Line chart of % of GDP showing UK public sector net debt is set to rise sharply

Debt would rise much less if the UK boosts health outcomes — in particular by tackling the rise in mental health conditions that affect people of all ages — and if efforts to limit global warming begin to pay off.

But the OBR warned that longer healthy life expectancy would have mixed implications for the public finances, as it would also imply higher pension spending — unless the government raised the state pension age or revisited the “triple lock” policy that means pensions outpace earnings over time.

The biggest gains would stem from an improvement in the economic potential of the economy.
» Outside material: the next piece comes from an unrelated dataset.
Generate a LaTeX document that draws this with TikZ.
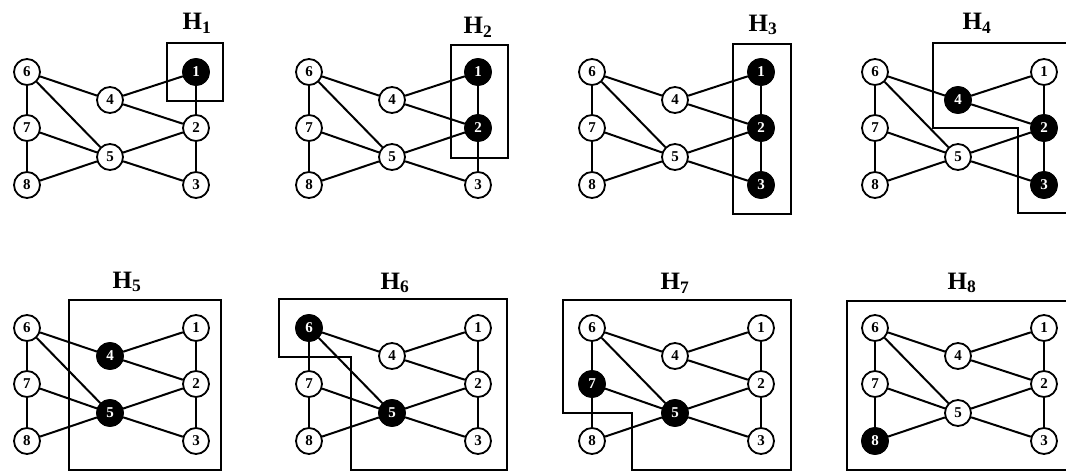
\documentclass[tikz,border=0pt]{standalone}
\usepackage{fontspec}
\setmainfont{Liberation Serif}
\begin{document}
\begin{tikzpicture}[x=1pt,y=-1pt,
  vtx/.style={circle,draw,line width=1.8pt,fill=white,minimum size=26pt,inner sep=0pt,font=\bfseries\fontsize{15}{15}\selectfont},
  sel/.style={vtx,fill=black,text=white},
  edge/.style={line width=2pt},
  hbox/.style={line width=2pt},
  title/.style={font=\bfseries\fontsize{25}{25}\selectfont}]
\useasboundingbox (0,0) rectangle (1066,472);
% eight panels, same graph, marked vertices differ
\foreach \p/\ox/\oy/\lx/\ly/\blk in {1/27/72/197/23/{1},2/309/72/478/27/{1,2},3/592/72/763/25/{1,2,3},4/875/72/977/23/{2,3,4},
    5/27/328/127/282/{4,5},6/309/328/395/283/{5,6},7/592/328/675/283/{5,7},8/875/328/962/283/{8}}{
  \node[title] (t\p) at (\lx,\ly) {H\textsubscript{\p}};
  \foreach \v/\vx/\vy in {1/169/0,2/169/56,3/169/113,4/83/28,5/83/85,6/0/0,7/0/56,8/0/113}
    \node[vtx] (p\p-\v) at (\ox+\vx,\oy+\vy) {\v};
  \foreach \a/\b in {6/4,6/5,6/7,7/5,7/8,8/5,4/1,4/2,5/2,5/3,1/2,2/3}
    \draw[edge] (p\p-\a) -- (p\p-\b);
  \foreach \v in \blk
    \node[sel] (p\p-\v-on) at (p\p-\v) {\v};
}
% the sets H_i
\draw[hbox] (167,43) rectangle (223,101);
\draw[hbox] (451,45) rectangle (508,158);
\draw[hbox] (733,44) rectangle (791,214);
\draw[hbox] (1068,43) -- (933,43) -- (933,128) -- (1018,128) -- (1018,213) -- (1068,213);
\draw[hbox] (69,300) rectangle (221,470);
\draw[hbox] (279,299) -- (507,299) -- (507,470) -- (351,470) -- (351,357) -- (279,357) -- cycle;
\draw[hbox] (563,300) -- (791,300) -- (791,470) -- (632,470) -- (632,413) -- (563,413) -- cycle;
\draw[hbox] (1068,301) -- (847,301) -- (847,470) -- (1068,470);
\end{tikzpicture}
\end{document}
Every 0.1 per cent increase in productivity growth reduces the rise in the debt-to-GDP ratio by 25 percentage points, the OBR calculated — while noting this was not necessarily in any government’s gift.  

As such, a 1 percentage point increase in productivity growth, which would take increases back to rates seen before the financial crisis, could keep debt below 100 per cent of GDP throughout the next 50 years.

But Hughes warned that while higher productivity would make “the biggest single difference to fiscal sustainability”, restraint would still be needed. “Governments have to not spend the proceeds,” he said.

Darren Jones, chief secretary to the Treasury, said the OBR report revealed the public finances to be in a “shocking state”.

He added: “That’s why this government began work immediately to address the inheritance with tough choices on spending alongside ambitious action to drive growth. By fixing the foundations, we will rebuild Britain and make every part of the country better off.”